In 1923 Arthur Compton shone X-rays onto a block of graphite and found that they bounced off with their energy reduced exactly as would be expected if they were composed of particles colliding with electrons in the graphite. This was the first indication of radiation’s particle-like nature.

R is for ... Randomness

Unpredictability lies at the heart of quantum mechanics. It bothered Einstein, but it also bothers the Dalai Lama.

D is for ... Decoherence

Unless it is carefully isolated, a quantum system will “leak” information into its surroundings. This can destroy delicate states such as superposition and entanglement.

I is for ... Information

Many researchers working in quantum theory believe that information is the most fundamental building block of reality.

S is for ... Schrödinger Equation

This is the central equation of quantum theory, and describes how any quantum system will behave, and how its observable qualities are likely to manifest in an experiment.

M is for ... Many Worlds Theory

Some researchers think the best way to explain the strange characteristics of the quantum world is to allow that each quantum event creates a new universe.

U is for ... Uncertainty Principle

One of the most famous ideas in science, this declares that it is impossible to know all the physical attributes of a quantum particle or system simultaneously.

A is for ... Alice and Bob

In quantum experiments, these are the names traditionally given to the people transmitting and receiving information. In quantum cryptography, an eavesdropper called Eve tries to intercept the information.

W is for ... Wave-particle duality

It is possible to describe an atom, an electron, or a photon as either a wave or a particle. In reality, they are both: a wave and a particle.

N is for ... Nonlocality

When two quantum particles are entangled, it can also be said they are “nonlocal”: their physical proximity does not affect the way their quantum states are linked.

G is for ... Gluon

These elementary particles hold together the quarks that lie at the heart of matter.

M is for ... Multiverse

Our most successful theories of cosmology suggest that our universe is one of many universes that bubble off from one another. It’s not clear whether it will ever be possible to detect these other universes.

F is for ... Free Will

Ideas at the heart of quantum theory, to do with randomness and the character of the molecules that make up the physical matter of our brains, lead some researchers to suggest humans can’t have free will.

B is for ... Bell's Theorem

In 1964, John Bell came up with a way of testing whether quantum theory was a true reflection of reality. In 1982, the results came in – and the world has never been the same since!

I is for ... Interferometer

Some of the strangest characteristics of quantum theory can be demonstrated by firing a photon into an interferometer: the device’s output is a pattern that can only be explained by the photon passing simultaneously through two widely-separated slits.

U is for ... Universe

To many researchers, the universe behaves like a gigantic quantum computer that is busy processing all the information it contains.

P is for ... Probability

Quantum mechanics is a probabilistic theory: it does not give definite answers, but only the probability that an experiment will come up with a particular answer. This was the source of Einstein’s objection that God “does not play dice” with the universe.

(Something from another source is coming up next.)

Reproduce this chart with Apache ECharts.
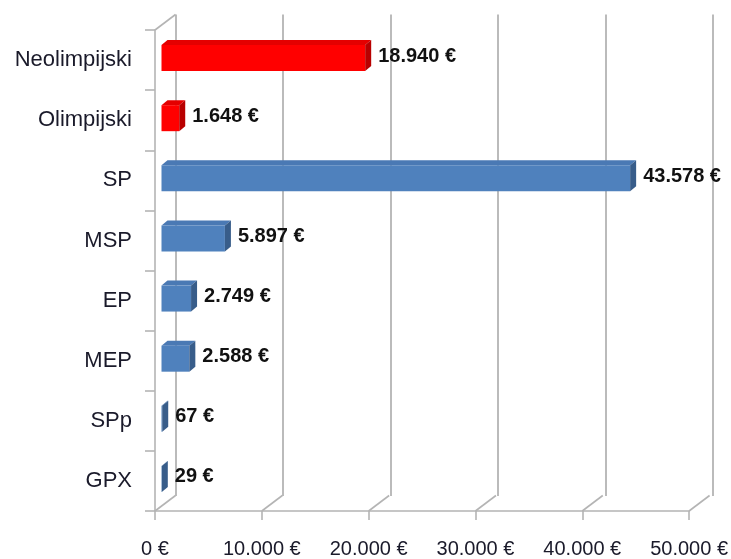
<!DOCTYPE html>
<html>
<head>
<meta charset="utf-8">
<script src="https://cdn.jsdelivr.net/npm/echarts@6/dist/echarts.min.js"></script>
<style>
  html, body { margin: 0; padding: 0; background: #fff; }
  #container { width: 731px; height: 559px; }
</style>
</head>
<body>
<div id="container"></div>
<script>
// data
var categories = ['Neolimpijski', 'Olimpijski', 'SP', 'MSP', 'EP', 'MEP', 'SPp', 'GPX'];
var values = [18940, 1648, 43578, 5897, 2749, 2588, 67, 29];
var olympic = ['Neolimpijski', 'Olimpijski'];
var axisMin = 0;
var axisMax = 50000;
var axisStep = 10000;
var tickValues = [0, 10000, 20000, 30000, 40000, 50000];

// 3d look
var wallDx = 20.5, wallDy = -15.5;
var barDx = 6, barDy = -5;
var faceH = 26;
var gridColor = '#b4b4b4';
var font = 'Liberation Sans';

function euro(v) {
  var s = String(Math.round(v)).replace(/\B(?=(\d{3})+(?!\d))/g, '.');
  return s + ' €';
}

var dom = document.getElementById('container');
var myChart = echarts.init(dom);

var barData = values.map(function (v, i) { return [v, i]; });

function renderBar(params, api) {
  var i = api.value(1);
  var v = api.value(0);
  var start = api.coord([0, i]);
  var end = api.coord([v, i]);
  var red = olympic.indexOf(categories[i]) >= 0;
  var front = red ? '#ff0000' : '#4f81bd';
  var top = red ? '#e40000' : '#4a79b4';
  var side = red ? '#b80000' : '#385d8a';
  var x0 = start[0], x1 = end[0];
  var y0 = start[1] - faceH / 2, y1 = start[1] + faceH / 2;
  return {
    type: 'group',
    children: [
      {
        type: 'polygon',
        shape: { points: [[x0, y0], [x1, y0], [x1 + barDx, y0 + barDy], [x0 + barDx, y0 + barDy]] },
        style: { fill: top }
      },
      {
        type: 'rect',
        shape: { x: x0, y: y0, width: x1 - x0, height: faceH },
        style: { fill: front }
      },
      {
        type: 'polygon',
        shape: { points: [[x1, y0], [x1 + barDx, y0 + barDy], [x1 + barDx, y1 + barDy], [x1, y1]] },
        style: { fill: side }
      },
      {
        type: 'text',
        x: x1 + barDx + 7,
        y: start[1] - 2,
        style: {
          text: euro(v),
          fill: '#111',
          font: 'bold 20px "' + font + '"',
          verticalAlign: 'middle',
          align: 'left'
        }
      }
    ]
  };
}

function renderDiag(params, api) {
  var cs = params.coordSys;
  var x = api.coord([api.value(0), 0])[0];
  var bottom = cs.y + cs.height;
  var children = [{
    type: 'line',
    shape: { x1: x, y1: bottom, x2: x + wallDx, y2: bottom + wallDy },
    style: { stroke: gridColor, lineWidth: 1.6 }
  }];
  if (params.dataIndex === 0) {
    children.push({
      type: 'line',
      shape: { x1: cs.x, y1: cs.y, x2: cs.x + wallDx, y2: cs.y + wallDy },
      style: { stroke: gridColor, lineWidth: 1.6 }
    });
  }
  return { type: 'group', children: children };
}

var option = {
  backgroundColor: '#fff',
  animation: false,
  textStyle: { fontFamily: font },
  grid: [
    { left: 155, top: 30, width: 537.7, height: 481 },
    { left: 175.5, top: 14.5, width: 537.7, height: 481.5 },
    { left: 161.5, top: 28, width: 537.7, height: 481 }
  ],
  xAxis: [
    {
      gridIndex: 0, type: 'value', min: axisMin, max: axisMax, interval: axisStep,
      axisLine: { show: true, lineStyle: { color: gridColor, width: 1.6 } },
      axisTick: { show: true, length: 9, lineStyle: { color: gridColor, width: 1.6 } },
      splitLine: { show: false },
      axisLabel: {
        margin: 28, fontSize: 20, color: '#1a1a2a', fontFamily: font,
        formatter: function (v) { return euro(v); }
      }
    },
    {
      gridIndex: 1, type: 'value', min: axisMin, max: axisMax, interval: axisStep,
      axisLine: { show: false }, axisTick: { show: false }, axisLabel: { show: false },
      splitLine: { show: true, lineStyle: { color: gridColor, width: 1.8 } }
    },
    {
      gridIndex: 2, type: 'value', min: axisMin, max: axisMax,
      show: false
    }
  ],
  yAxis: [
    {
      gridIndex: 0, type: 'category', data: categories, inverse: true,
      axisLine: { show: true, lineStyle: { color: gridColor, width: 1.6 } },
      axisTick: { show: true, length: 10, lineStyle: { color: gridColor, width: 1.6 } },
      splitLine: { show: false },
      axisLabel: { margin: 23, fontSize: 22, color: '#1a1a2a', fontFamily: font }
    },
    {
      gridIndex: 1, type: 'category', data: categories, inverse: true, show: false
    },
    {
      gridIndex: 2, type: 'category', data: categories, inverse: true, show: false
    }
  ],
  series: [
    {
      type: 'custom',
      xAxisIndex: 0, yAxisIndex: 0,
      renderItem: renderDiag,
      data: tickValues.map(function (v) { return [v, 0]; }),
      silent: true,
      z: 1
    },
    {
      type: 'custom',
      xAxisIndex: 2, yAxisIndex: 2,
      renderItem: renderBar,
      data: barData,
      z: 5
    }
  ]
};

myChart.setOption(option, true);
</script>
</body>
</html>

T is for ... Teleportation

Quantum tricks allow a particle to be transported from one location to another without passing through the intervening space – or that’s how it appears. The reality is that the process is more like faxing, where the information held by one particle is written onto a distant particle.

S is for ... Schrödinger’s Cat

A hypothetical experiment in which a cat kept in a closed box can be alive and dead at the same time – as long as nobody lifts the lid to take a look.

H is for ... Hawking Radiation

In 1975, Stephen Hawking showed that the principles of quantum mechanics would mean that a black hole emits a slow stream of particles and would eventually evaporate.